Andrew had five children – three were painters. The best known is his son Jamie. He carried the tradition of creating strong imagery from the life around him based on solid fundamental skills. The most captivating image was a painting titled Draft Age. This half-body portrait executed in 1965 depicts a young man wearing a black leather jacket and dark sunglasses eyeing the viewer in a cocky pose. Black dominates the canvas, with highlights only on the face, arm, and metal zipper. It is at the same time the archetype “rebel” and a poignant snap shot of a certain person at a certain time.

Across the room hangs another Jamie Wyeth portrait. This one is a full body profile of a large pig in her stall. The animal is almost centered in the painting, the single focal point of perspective. You can feel the individual personality of this pig; she is a being posing for a portrait like you or I. The body is a mix of warm greens and purples overlaid on a wide range of yellows. The glowing color emanates the cheerful feeling of an early spring day.

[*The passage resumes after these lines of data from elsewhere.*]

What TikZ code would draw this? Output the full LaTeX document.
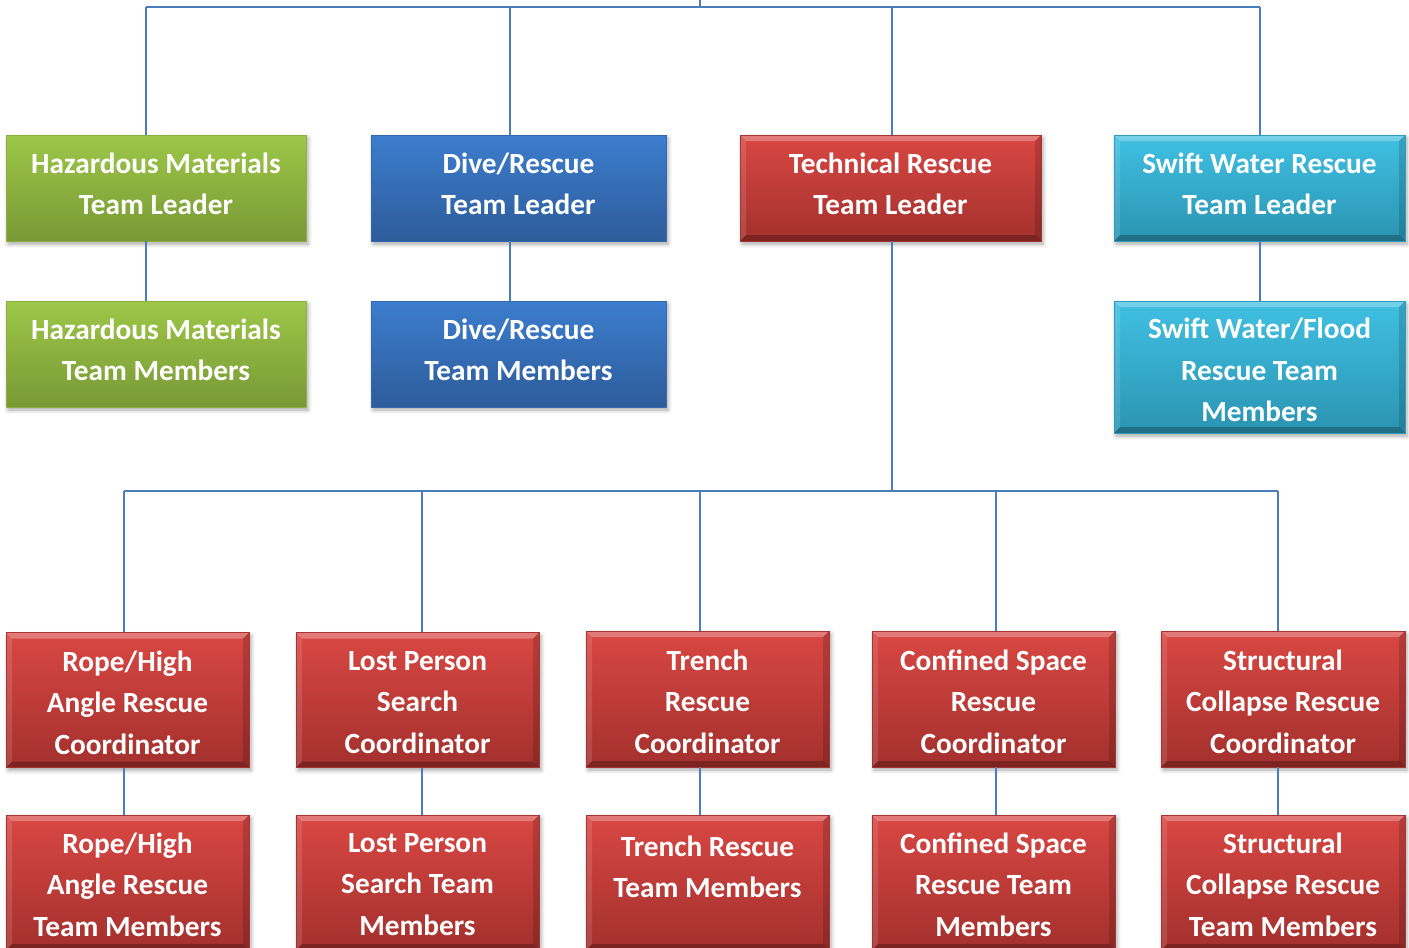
\documentclass[tikz,border=0pt]{standalone}
\usepackage{fontspec}
\setmainfont{Carlito}
\usetikzlibrary{shadows.blur,calc}
\definecolor{conncol}{HTML}{4A7EBB}
\definecolor{gtop}{HTML}{9EC748}
\definecolor{gbot}{HTML}{789835}
\definecolor{gdraw}{HTML}{8DB040}
\definecolor{btop}{HTML}{3C7DCE}
\definecolor{bbot}{HTML}{2D5C9A}
\definecolor{bdraw}{HTML}{3568B0}
\definecolor{rtop}{HTML}{D94743}
\definecolor{rbot}{HTML}{A3302D}
\definecolor{rdraw}{HTML}{A83431}
\definecolor{ctop}{HTML}{40C0E3}
\definecolor{cbot}{HTML}{2A94B1}
\definecolor{cdraw}{HTML}{2E9CBA}
\tikzset{
  lbl/.style={align=center, text=white, inner sep=0pt,
      font=\fontsize{29.3}{41.5}\selectfont\bfseries},
  box/.style={rectangle, inner sep=0pt,
    blur shadow={shadow xshift=2pt, shadow yshift=-3pt, shadow blur radius=4pt, shadow opacity=35}},
  greenbox/.style={box, top color=gtop, bottom color=gbot, draw=gdraw, line width=0.8pt},
  bluebox/.style={box, top color=btop, bottom color=bbot, draw=bdraw, line width=0.8pt},
  bevel/.style={path picture={
    \path (path picture bounding box.north west) coordinate (pnw)
          (path picture bounding box.south east) coordinate (pse);
    \fill[white,opacity=.28] (pnw) -- (pnw -| pse) -- ++(-6pt,-6pt) -- ($(pnw)+(6pt,-6pt)$) -- cycle;
    \fill[white,opacity=.12] (pnw) -- ($(pnw)+(6pt,-6pt)$) -- ($(pse -| pnw)+(6pt,6pt)$) -- (pse -| pnw) -- cycle;
    \fill[black,opacity=.25] (pse) -- (pse -| pnw) -- ++(6pt,6pt) -- ($(pse)+(-6pt,6pt)$) -- cycle;
    \fill[black,opacity=.15] (pnw -| pse) -- ++(-6pt,-6pt) -- ($(pse)+(-6pt,6pt)$) -- (pse) -- cycle;
  }},
  redbox/.style={box, top color=rtop, bottom color=rbot, draw=rdraw, line width=0.8pt, bevel},
  cyanbox/.style={box, top color=ctop, bottom color=cbot, draw=cdraw, line width=0.8pt, bevel},
  conn/.style={draw=conncol, line width=2.2pt},
}
\begin{document}
\begin{tikzpicture}[x=1pt,y=-1pt]
\useasboundingbox (0,0) rectangle (1409,948);
% row 1
\node[greenbox, minimum width=300, minimum height=106, label={[lbl,yshift=4pt]center:{Hazardous Materials\\Team Leader}}] (hazTL) at (156,188) {};
\node[bluebox, minimum width=295, minimum height=106, label={[lbl,yshift=4pt]center:{Dive/Rescue\\Team Leader}}] (diveTL) at (518.5,188) {};
\node[redbox, minimum width=301, minimum height=106, label={[lbl,yshift=4pt]center:{Technical Rescue\\Team Leader}}] (techTL) at (890.5,188) {};
\node[cyanbox, minimum width=291, minimum height=106, label={[lbl,yshift=4pt]center:{Swift Water Rescue\\Team Leader}}] (swiftTL) at (1259.5,188) {};
% row 2
\node[greenbox, minimum width=300, minimum height=106, label={[lbl,yshift=4pt]center:{Hazardous Materials\\Team Members}}] (hazTM) at (156,354) {};
\node[bluebox, minimum width=295, minimum height=106, label={[lbl,yshift=4pt]center:{Dive/Rescue\\Team Members}}] (diveTM) at (518.5,354) {};
\node[cyanbox, minimum width=291, minimum height=132, label={[lbl,yshift=-3pt]center:{Swift Water/Flood\\Rescue Team\\Members}}] (swiftTM) at (1259.5,367) {};
% row 3
\node[redbox, minimum width=243, minimum height=135, label={[lbl,yshift=-2.5pt]center:{Rope/High\\Angle Rescue\\Coordinator}}] (ropeC) at (127.5,700) {};
\node[redbox, minimum width=243, minimum height=135, label={[lbl,yshift=-2.5pt]center:{Lost Person\\Search\\Coordinator}}] (lostC) at (417.5,700) {};
\node[redbox, minimum width=243, minimum height=136, label={[lbl,yshift=-2.5pt]center:{Trench\\Rescue\\Coordinator}}] (trenchC) at (707.5,699) {};
\node[redbox, minimum width=243, minimum height=136, label={[lbl,yshift=-2.5pt]center:{Confined Space\\Rescue\\Coordinator}}] (confC) at (993.5,699) {};
\node[redbox, minimum width=244, minimum height=136, label={[lbl,yshift=-2.5pt]center:{Structural\\Collapse Rescue\\Coordinator}}] (structC) at (1283,699) {};
% row 4
\node[redbox, minimum width=243, minimum height=135, label={[lbl,yshift=-2pt]center:{Rope/High\\Angle Rescue\\Team Members}}] (ropeM) at (127.5,882.5) {};
\node[redbox, minimum width=243, minimum height=135, label={[lbl,yshift=-2pt]center:{Lost Person\\Search Team\\Members}}] (lostM) at (417.5,882.5) {};
\node[redbox, minimum width=243, minimum height=135, label={[lbl,yshift=15.5pt]center:{Trench Rescue\\Team Members}}] (trenchM) at (707.5,882.5) {};
\node[redbox, minimum width=243, minimum height=135, label={[lbl,yshift=-2pt]center:{Confined Space\\Rescue Team\\Members}}] (confM) at (993.5,882.5) {};
\node[redbox, minimum width=244, minimum height=135, label={[lbl,yshift=-2pt]center:{Structural\\Collapse Rescue\\Team Members}}] (structM) at (1283,882.5) {};
% top bus
\coordinate (root) at (700,-5);
\coordinate (busT) at (700,7);
\coordinate (bHaz) at (146,7);
\coordinate (bDive) at (510,7);
\coordinate (bTech) at (892,7);
\coordinate (bSwift) at (1260,7);
\draw[conn] (root) -- (busT);
\draw[conn] (bHaz) -- (bSwift);
\draw[conn] (bHaz) -- (bHaz |- hazTL.north);
\draw[conn] (bDive) -- (bDive |- diveTL.north);
\draw[conn] (bTech) -- (bTech |- techTL.north);
\draw[conn] (bSwift) -- (bSwift |- swiftTL.north);
\draw[conn] (bHaz |- hazTL.south) -- (bHaz |- hazTM.north);
\draw[conn] (bDive |- diveTL.south) -- (bDive |- diveTM.north);
\draw[conn] (bSwift |- swiftTL.south) -- (bSwift |- swiftTM.north);
% second bus
\coordinate (busM) at (892,491);
\coordinate (cRope) at (124,491);
\coordinate (cLost) at (422,491);
\coordinate (cTrench) at (700,491);
\coordinate (cConf) at (996,491);
\coordinate (cStruct) at (1278,491);
\draw[conn] (bTech |- techTL.south) -- (busM);
\draw[conn] (cRope) -- (cStruct);
\draw[conn] (cRope) -- (cRope |- ropeC.north);
\draw[conn] (cLost) -- (cLost |- lostC.north);
\draw[conn] (cTrench) -- (cTrench |- trenchC.north);
\draw[conn] (cConf) -- (cConf |- confC.north);
\draw[conn] (cStruct) -- (cStruct |- structC.north);
\draw[conn] (cRope |- ropeC.south) -- (cRope |- ropeM.north);
\draw[conn] (cLost |- lostC.south) -- (cLost |- lostM.north);
\draw[conn] (cTrench |- trenchC.south) -- (cTrench |- trenchM.north);
\draw[conn] (cConf |- confC.south) -- (cConf |- confM.north);
\draw[conn] (cStruct |- structC.south) -- (cStruct |- structM.north);
\end{tikzpicture}
\end{document}
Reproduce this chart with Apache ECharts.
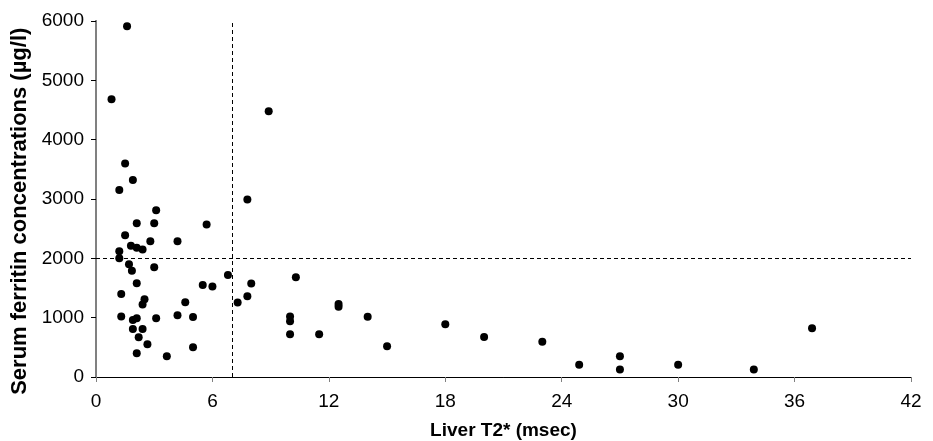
<!DOCTYPE html>
<html>
<head>
<meta charset="utf-8">
<script src="https://cdn.jsdelivr.net/npm/echarts@6/dist/echarts.min.js"></script>
<style>html,body{margin:0;padding:0;background:#fff;}#c{width:933px;height:441px;}</style>
</head>
<body>
<div id="c"></div>
<script>
const liverT2 = [1.6, 0.8, 8.9, 1.5, 1.9, 1.2, 7.8, 3.1, 2.1, 3.0, 5.7, 1.5, 2.8, 4.2, 1.8, 2.1, 2.4, 1.2, 1.2, 1.7, 1.85, 3.0,
  2.1, 5.5, 1.3, 2.5, 2.4, 4.6, 1.3, 1.9, 2.1, 3.1, 4.2, 5.0, 1.9, 2.4, 2.2, 2.65, 5.0, 2.1, 3.65,
  6.8, 6.0, 8.0, 10.3, 7.8, 7.3, 10.0, 10.0, 10.0, 11.5,
  12.5, 12.5, 14.0, 15.0, 18.0, 20.0, 23.0, 24.9, 27.0, 27.0, 30.0, 33.9, 36.9];
const ferritin = [5910, 4680, 4480, 3600, 3320, 3150, 2990, 2810, 2590, 2590, 2570, 2390, 2290, 2290, 2210, 2180, 2150, 2120, 2000, 1900, 1790, 1850,
  1580, 1550, 1400, 1310, 1220, 1260, 1020, 960, 990, 990, 1040, 1010, 810, 810, 670, 550, 500, 400, 350,
  1720, 1525, 1575, 1680, 1360, 1255, 1020, 940, 720, 720,
  1230, 1185, 1015, 520, 890, 675, 595, 205, 350, 125, 205, 125, 820];
const xTicks = {min: 0, max: 42, interval: 6};
const yTicks = {min: 0, max: 6000, interval: 1000};
const cutoffT2 = 7;
const cutoffFerritin = 2000;
const xTitle = 'Liver T2* (msec)';
const yTitle = 'Serum ferritin concentrations (\u00b5g/l)';

const points = liverT2.map((x, i) => [x, ferritin[i]]);
const font = 'Liberation Sans, Arial, sans-serif';
const chart = echarts.init(document.getElementById('c'), null, {renderer: 'canvas'});
chart.setOption({
  animation: false,
  backgroundColor: '#fff',
  grid: {left: 96, right: 22, top: 21, bottom: 64, containLabel: false, outerBoundsMode: 'none'},
  xAxis: [{
    type: 'value', min: xTicks.min, max: xTicks.max, interval: xTicks.interval,
    name: xTitle, nameLocation: 'middle', nameGap: 44,
    nameTextStyle: {fontFamily: font, fontWeight: 'bold', fontSize: 19, color: '#000'},
    axisLine: {show: true, lineStyle: {color: '#000', width: 1}},
    axisTick: {show: true, length: 5, lineStyle: {color: '#808080', width: 1}},
    axisLabel: {fontFamily: font, fontSize: 19, color: '#000', margin: 15},
    splitLine: {show: false}
  }, {
    type: 'value', position: 'top', min: xTicks.min, max: xTicks.max,
    axisLine: {show: true, lineStyle: {color: '#000', width: 1}},
    axisTick: {show: false}, axisLabel: {show: false}, splitLine: {show: false}
  }],
  yAxis: [{
    type: 'value', min: yTicks.min, max: yTicks.max, interval: yTicks.interval,
    name: yTitle + '\u00a0\u00a0\u00a0\u00a0', nameLocation: 'middle', nameGap: 62,
    nameTextStyle: {fontFamily: font, fontWeight: 'bold', fontSize: 22, color: '#000'},
    axisLine: {show: true, lineStyle: {color: '#808080', width: 2}},
    axisTick: {show: true, length: 5, lineStyle: {color: '#000', width: 1}},
    axisLabel: {fontFamily: font, fontSize: 19, color: '#000', margin: 12, formatter: v => String(v)},
    splitLine: {show: false}
  }, {
    type: 'value', position: 'right', min: yTicks.min, max: yTicks.max,
    axisLine: {show: true, lineStyle: {color: '#808080', width: 2}},
    axisTick: {show: false}, axisLabel: {show: false}, splitLine: {show: false}
  }],
  series: [{
    type: 'scatter',
    data: points,
    symbol: 'circle',
    symbolSize: 8,
    itemStyle: {color: '#000', opacity: 1},
    markLine: {
      silent: true,
      symbol: ['none', 'none'],
      label: {show: false},
      lineStyle: {color: '#000', width: 1, type: [4, 3]},
      data: [{xAxis: cutoffT2}, {yAxis: cutoffFerritin}]
    }
  }]
});
</script>
</body>
</html>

I wander away from the museum thinking of the power of one family tied to one geographical location creating a heritage of art. Then I consider all the regional artists that influenced the Wyeths and the landscape and social fabric that molded those people. This museum connects one to the roots of America; a place outside the badgering drone of TV and strip malls – a place where things take time to grow and people take the time to take notice.

1 comment:

  1. Beautifully written, excellent descriptions and reflections on these artists works. Do you identify with the regionalism and quality craft of the Wyeth family?